You don’t necessarily need to hire a full-time accountant. If you need to keep costs low, consider outsourcing to someone who can spend a couple of hours a month reviewing your DIY bookkeeping and providing strategic advice. As your business grows, you can always scale up their services to get help with payroll, inventory, cash flow management and more.
5. Build your business credit score
Your business credit score impacts everything from qualifying for business credit to landing contracts and the rate you’ll pay for business insurance. So it’s important to regularly check your business credit report.
To build your business credit, start by registering for a free DUNS number through Dun & Bradstreet. Use your DUNS number when applying for business credit cards or trade credit accounts. Then make on-time payments to show business credit bureaus that you’re reliable.
Keep in mind that not all credit card companies and vendors report payments to the business credit bureaus. If you’ve been making on-time payments and they haven’t been submitted, consider signing up for Dun & Bradstreet’s CreditBuilder product. Dun & Bradstreet will seek out your payment experience from vendors and include it in your PAYDEX business credit score.
6. Plan for and pay business taxes
Every business has to pay federal income taxes on business income. How you pay those taxes and the tax rate you pay depends on your business structure.
Get in the habit of setting aside a portion of your income each month so you have the cash available to make estimated tax payments. Those payments are due on:
- April 15
- June 15
- September 15
- January 15 of the following year
If any of those dates fall on a weekend or holiday, the deadline shifts to the next business day.
7. Explore small business loan options
With a clear picture of your business finances, consider whether you want or need a small business loan. A loan can help resolve cash flow problems, allow you to purchase essential business equipment and provide growth opportunities.

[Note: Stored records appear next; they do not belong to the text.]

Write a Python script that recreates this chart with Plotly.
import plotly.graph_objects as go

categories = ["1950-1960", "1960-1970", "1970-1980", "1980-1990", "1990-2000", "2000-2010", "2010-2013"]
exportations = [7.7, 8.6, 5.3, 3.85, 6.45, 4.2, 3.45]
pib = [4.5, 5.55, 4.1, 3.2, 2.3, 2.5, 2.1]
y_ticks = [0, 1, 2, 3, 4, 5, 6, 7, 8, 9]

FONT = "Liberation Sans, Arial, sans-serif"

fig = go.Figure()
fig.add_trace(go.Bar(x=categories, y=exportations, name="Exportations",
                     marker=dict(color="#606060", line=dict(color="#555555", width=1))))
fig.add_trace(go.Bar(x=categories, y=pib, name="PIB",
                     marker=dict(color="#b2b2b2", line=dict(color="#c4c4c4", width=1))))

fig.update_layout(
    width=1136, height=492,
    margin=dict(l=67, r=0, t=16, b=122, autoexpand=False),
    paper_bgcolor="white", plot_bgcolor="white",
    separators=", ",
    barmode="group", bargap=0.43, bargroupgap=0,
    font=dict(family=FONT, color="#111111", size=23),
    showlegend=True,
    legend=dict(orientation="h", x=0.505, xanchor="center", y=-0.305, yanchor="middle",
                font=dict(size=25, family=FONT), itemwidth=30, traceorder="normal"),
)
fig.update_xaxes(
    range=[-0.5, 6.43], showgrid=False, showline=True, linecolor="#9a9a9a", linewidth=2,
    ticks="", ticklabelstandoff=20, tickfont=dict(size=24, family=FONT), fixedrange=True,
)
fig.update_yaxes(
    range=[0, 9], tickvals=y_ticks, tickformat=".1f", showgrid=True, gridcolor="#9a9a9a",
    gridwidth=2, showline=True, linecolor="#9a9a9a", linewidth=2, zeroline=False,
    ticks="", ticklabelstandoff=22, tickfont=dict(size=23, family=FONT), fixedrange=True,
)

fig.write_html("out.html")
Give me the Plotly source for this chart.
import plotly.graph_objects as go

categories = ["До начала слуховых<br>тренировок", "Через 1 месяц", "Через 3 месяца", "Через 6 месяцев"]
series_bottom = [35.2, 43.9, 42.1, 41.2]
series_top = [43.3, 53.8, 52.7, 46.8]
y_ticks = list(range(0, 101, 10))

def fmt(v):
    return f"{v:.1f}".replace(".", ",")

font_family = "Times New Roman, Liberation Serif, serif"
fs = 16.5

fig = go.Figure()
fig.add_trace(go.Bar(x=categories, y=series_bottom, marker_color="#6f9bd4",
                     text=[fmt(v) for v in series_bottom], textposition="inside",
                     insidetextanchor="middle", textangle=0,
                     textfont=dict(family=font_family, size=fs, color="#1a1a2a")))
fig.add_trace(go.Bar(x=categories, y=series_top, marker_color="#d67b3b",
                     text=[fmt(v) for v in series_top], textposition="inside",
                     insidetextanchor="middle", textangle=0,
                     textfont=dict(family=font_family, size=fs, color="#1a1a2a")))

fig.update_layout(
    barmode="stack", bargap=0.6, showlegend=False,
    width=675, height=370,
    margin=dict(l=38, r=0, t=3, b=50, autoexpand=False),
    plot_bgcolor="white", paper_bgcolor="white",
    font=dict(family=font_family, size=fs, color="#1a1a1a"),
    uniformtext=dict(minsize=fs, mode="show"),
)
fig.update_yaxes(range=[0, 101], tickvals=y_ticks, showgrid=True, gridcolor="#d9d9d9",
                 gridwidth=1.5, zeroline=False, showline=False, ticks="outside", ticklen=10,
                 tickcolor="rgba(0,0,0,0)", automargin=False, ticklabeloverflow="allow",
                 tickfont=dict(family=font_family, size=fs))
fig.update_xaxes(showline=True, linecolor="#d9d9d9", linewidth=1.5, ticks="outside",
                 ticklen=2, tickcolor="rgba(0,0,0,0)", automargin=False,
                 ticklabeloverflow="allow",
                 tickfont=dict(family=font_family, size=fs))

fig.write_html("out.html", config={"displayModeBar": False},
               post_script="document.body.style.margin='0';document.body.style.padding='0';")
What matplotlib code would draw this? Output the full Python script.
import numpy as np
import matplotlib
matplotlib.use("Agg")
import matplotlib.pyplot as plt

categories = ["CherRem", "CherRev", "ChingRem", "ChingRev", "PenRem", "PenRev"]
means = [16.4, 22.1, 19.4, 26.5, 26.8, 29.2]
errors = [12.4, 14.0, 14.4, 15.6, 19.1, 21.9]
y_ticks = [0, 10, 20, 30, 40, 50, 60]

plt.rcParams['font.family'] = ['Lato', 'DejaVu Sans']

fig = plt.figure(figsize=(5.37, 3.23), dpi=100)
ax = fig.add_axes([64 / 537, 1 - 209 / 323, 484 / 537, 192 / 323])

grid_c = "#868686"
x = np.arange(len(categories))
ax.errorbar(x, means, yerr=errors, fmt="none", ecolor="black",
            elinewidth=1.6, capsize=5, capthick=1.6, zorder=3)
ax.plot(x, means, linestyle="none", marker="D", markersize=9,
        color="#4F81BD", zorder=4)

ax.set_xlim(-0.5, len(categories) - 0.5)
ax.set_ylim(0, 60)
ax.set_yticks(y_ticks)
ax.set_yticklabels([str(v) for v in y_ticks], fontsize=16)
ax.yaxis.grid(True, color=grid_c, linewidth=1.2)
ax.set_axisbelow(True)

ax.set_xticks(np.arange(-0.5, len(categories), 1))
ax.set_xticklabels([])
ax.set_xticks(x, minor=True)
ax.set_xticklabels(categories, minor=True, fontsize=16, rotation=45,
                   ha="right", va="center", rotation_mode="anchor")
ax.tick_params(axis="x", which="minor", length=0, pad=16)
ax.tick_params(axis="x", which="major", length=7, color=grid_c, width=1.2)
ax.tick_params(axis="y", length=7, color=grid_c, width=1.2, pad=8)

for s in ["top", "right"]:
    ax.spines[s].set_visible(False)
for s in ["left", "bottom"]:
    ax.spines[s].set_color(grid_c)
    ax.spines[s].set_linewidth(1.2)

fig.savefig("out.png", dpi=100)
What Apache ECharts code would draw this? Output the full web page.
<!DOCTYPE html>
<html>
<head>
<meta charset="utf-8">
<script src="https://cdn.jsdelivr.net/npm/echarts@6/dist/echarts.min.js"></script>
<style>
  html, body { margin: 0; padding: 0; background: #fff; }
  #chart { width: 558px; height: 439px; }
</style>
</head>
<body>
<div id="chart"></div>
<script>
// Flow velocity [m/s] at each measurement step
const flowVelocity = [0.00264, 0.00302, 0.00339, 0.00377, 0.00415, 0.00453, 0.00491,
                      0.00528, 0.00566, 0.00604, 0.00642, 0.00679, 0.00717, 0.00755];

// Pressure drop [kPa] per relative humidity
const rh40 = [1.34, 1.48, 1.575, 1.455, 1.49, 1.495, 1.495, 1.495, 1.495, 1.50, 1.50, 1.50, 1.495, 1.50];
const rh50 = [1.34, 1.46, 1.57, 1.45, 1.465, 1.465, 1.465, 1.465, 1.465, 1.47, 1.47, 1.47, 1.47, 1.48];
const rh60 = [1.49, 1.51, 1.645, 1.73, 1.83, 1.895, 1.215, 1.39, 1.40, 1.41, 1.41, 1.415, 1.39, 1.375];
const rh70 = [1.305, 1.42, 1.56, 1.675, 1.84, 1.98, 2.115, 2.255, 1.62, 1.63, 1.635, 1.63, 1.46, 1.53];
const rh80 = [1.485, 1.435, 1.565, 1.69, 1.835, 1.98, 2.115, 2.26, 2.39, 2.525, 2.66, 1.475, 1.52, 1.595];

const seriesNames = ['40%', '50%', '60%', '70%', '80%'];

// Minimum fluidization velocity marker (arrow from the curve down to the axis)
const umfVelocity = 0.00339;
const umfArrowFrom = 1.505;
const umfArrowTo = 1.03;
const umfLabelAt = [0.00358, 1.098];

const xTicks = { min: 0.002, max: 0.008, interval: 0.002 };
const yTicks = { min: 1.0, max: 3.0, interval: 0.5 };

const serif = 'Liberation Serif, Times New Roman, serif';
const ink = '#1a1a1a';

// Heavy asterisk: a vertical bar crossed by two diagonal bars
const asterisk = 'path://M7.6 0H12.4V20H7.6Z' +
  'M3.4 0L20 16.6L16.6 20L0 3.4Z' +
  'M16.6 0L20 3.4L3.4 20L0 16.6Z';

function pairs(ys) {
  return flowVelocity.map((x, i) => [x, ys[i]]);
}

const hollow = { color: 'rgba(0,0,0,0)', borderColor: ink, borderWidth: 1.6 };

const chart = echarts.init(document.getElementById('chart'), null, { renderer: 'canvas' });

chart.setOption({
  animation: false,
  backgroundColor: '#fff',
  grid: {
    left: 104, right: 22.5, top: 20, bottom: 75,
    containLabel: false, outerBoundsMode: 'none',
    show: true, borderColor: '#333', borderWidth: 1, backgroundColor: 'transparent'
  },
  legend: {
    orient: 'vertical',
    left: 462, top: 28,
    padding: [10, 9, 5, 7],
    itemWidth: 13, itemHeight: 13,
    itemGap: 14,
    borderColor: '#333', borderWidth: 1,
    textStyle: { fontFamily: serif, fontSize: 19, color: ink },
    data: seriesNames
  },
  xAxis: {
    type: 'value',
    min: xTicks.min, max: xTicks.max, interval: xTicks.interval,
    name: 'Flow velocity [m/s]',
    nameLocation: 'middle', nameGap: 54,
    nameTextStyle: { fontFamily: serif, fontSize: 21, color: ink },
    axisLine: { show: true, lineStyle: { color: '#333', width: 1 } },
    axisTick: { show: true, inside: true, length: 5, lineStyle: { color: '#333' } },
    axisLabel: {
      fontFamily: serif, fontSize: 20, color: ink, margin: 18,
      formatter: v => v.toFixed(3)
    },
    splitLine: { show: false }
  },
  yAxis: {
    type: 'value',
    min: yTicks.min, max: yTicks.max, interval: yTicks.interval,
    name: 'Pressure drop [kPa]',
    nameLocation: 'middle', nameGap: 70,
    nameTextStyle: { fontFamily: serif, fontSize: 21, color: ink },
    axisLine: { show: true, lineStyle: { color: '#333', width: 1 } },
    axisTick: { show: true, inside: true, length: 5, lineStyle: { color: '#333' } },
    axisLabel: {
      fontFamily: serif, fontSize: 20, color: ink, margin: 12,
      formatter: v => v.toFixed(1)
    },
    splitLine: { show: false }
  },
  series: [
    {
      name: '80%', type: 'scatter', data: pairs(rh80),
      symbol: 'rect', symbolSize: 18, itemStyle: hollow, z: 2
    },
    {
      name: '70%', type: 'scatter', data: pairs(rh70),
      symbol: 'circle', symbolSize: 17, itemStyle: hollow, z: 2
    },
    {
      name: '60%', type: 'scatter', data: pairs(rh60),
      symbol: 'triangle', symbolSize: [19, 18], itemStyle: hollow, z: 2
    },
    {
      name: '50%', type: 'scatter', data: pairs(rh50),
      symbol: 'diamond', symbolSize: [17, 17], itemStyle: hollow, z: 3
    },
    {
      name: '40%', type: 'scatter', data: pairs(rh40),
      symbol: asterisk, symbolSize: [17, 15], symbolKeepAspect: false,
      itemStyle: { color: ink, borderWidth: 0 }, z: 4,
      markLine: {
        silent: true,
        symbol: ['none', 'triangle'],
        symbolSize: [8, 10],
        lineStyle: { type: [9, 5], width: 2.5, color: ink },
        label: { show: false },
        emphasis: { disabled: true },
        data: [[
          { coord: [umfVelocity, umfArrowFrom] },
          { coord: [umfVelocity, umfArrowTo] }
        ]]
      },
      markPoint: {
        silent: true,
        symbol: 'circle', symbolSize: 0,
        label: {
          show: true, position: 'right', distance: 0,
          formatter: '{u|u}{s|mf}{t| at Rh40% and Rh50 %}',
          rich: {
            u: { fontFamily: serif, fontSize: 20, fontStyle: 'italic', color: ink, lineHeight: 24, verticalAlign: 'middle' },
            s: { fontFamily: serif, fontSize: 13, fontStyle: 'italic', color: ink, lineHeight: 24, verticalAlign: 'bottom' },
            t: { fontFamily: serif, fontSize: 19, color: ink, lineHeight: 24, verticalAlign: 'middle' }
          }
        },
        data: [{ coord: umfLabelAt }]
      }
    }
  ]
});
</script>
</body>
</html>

With organized accounting records and accurate, timely financial statements, you’ll be in a good position to qualify. Depending on the lender’s business loan requirements, you may also need:
- A business plan
- Accounts receivable and accounts payable aging reports, which demonstrate the financial health and credit risk of your business
- Collateral
- Copies of your business license, articles of organization and any contracts you have with vendors or customers.